● **GOAL OF THE EXERCISE**: Of the lines in the listing, how many include the string "this"? Write the number and nothing else.

● **RECORDS TO USE**:

####################

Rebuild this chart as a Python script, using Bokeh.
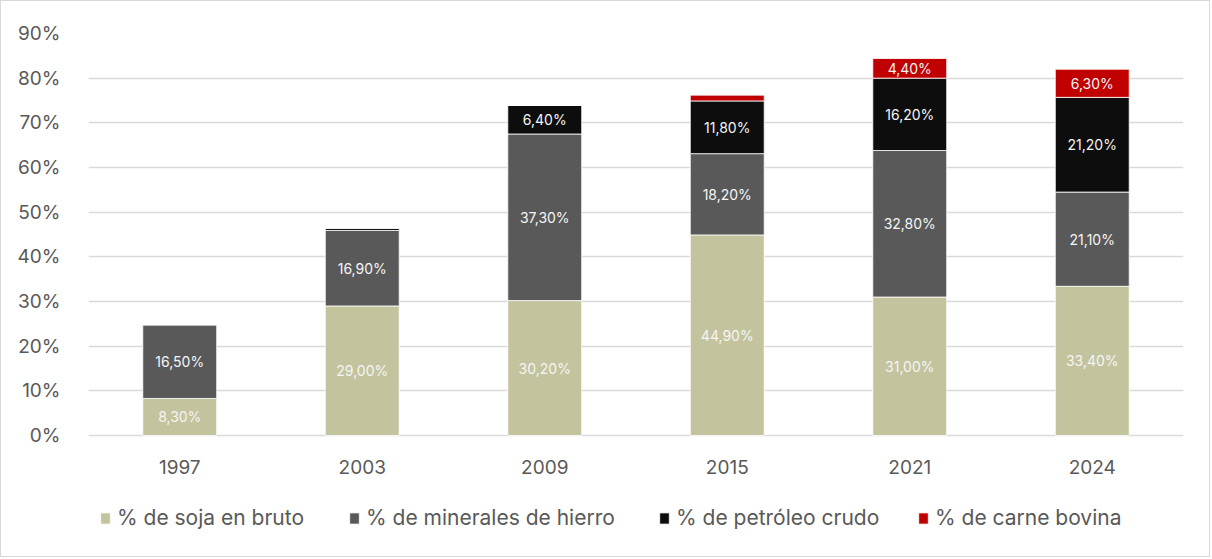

####################

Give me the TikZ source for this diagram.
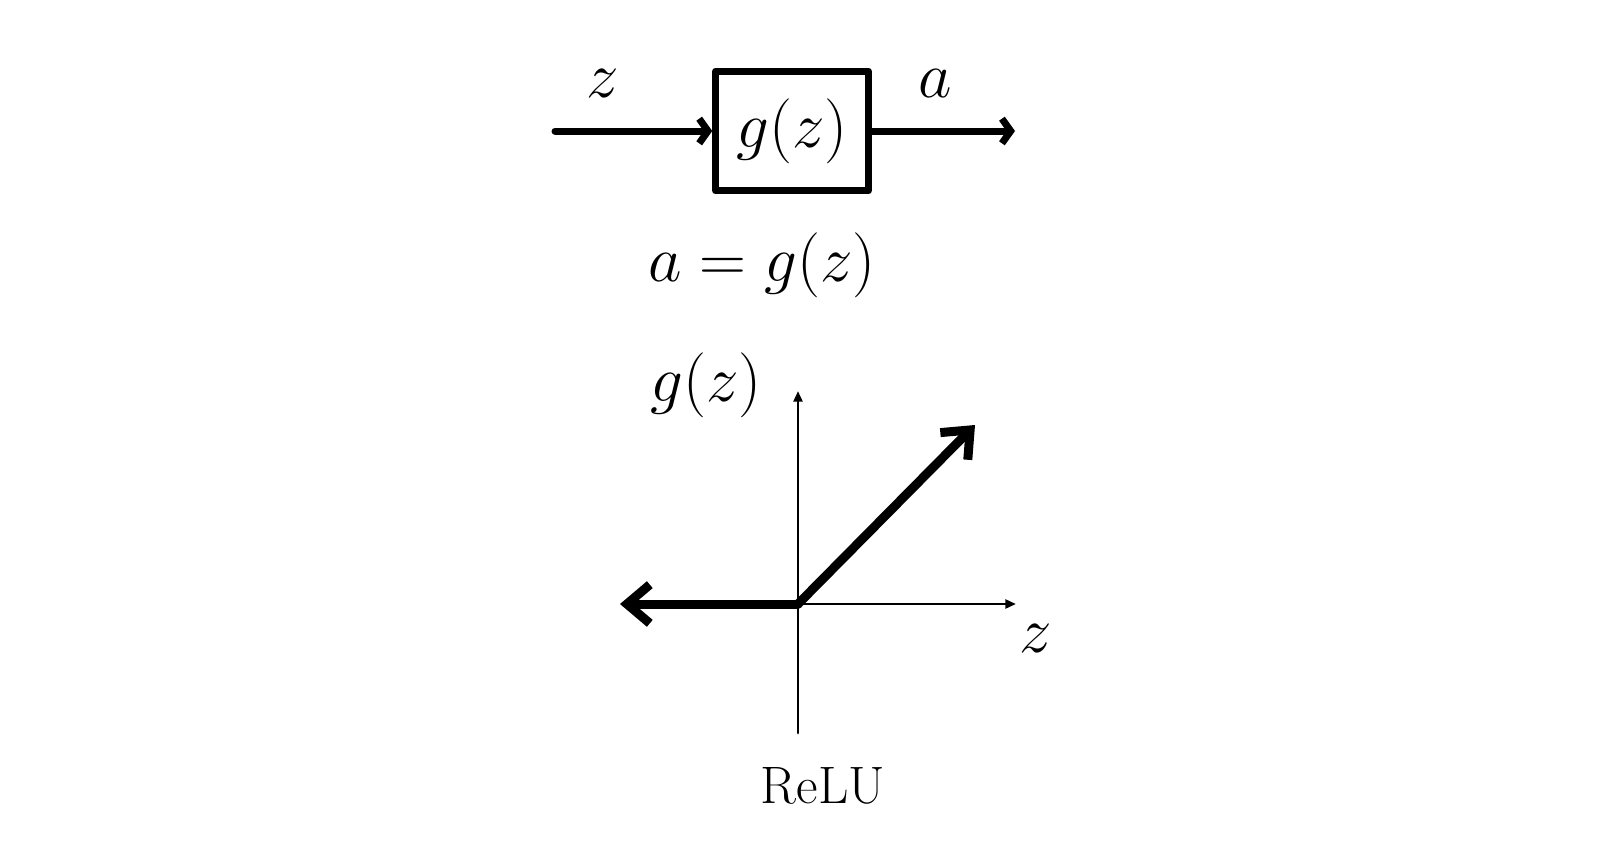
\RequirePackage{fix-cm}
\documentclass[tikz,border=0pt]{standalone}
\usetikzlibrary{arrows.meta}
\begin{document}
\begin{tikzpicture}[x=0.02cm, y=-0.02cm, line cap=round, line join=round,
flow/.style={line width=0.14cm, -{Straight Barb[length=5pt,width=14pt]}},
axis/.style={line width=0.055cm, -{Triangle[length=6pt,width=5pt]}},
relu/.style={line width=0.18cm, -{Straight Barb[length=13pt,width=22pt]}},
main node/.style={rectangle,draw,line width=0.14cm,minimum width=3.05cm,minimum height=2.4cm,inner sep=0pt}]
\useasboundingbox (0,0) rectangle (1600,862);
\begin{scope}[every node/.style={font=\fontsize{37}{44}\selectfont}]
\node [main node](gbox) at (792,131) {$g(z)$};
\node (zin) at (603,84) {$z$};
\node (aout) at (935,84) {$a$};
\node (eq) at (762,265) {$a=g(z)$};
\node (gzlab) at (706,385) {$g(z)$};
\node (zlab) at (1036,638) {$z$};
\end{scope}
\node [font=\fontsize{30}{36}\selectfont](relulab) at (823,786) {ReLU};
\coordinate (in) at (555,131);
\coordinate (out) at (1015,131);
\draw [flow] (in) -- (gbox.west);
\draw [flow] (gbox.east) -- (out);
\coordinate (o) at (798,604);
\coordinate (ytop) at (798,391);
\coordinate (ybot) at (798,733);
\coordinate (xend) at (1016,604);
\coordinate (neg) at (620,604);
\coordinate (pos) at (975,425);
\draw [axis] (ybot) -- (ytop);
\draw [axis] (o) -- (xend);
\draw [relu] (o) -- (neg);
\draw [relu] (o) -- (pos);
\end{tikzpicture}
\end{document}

####################

● **COMPLETE OUTPUT**: 2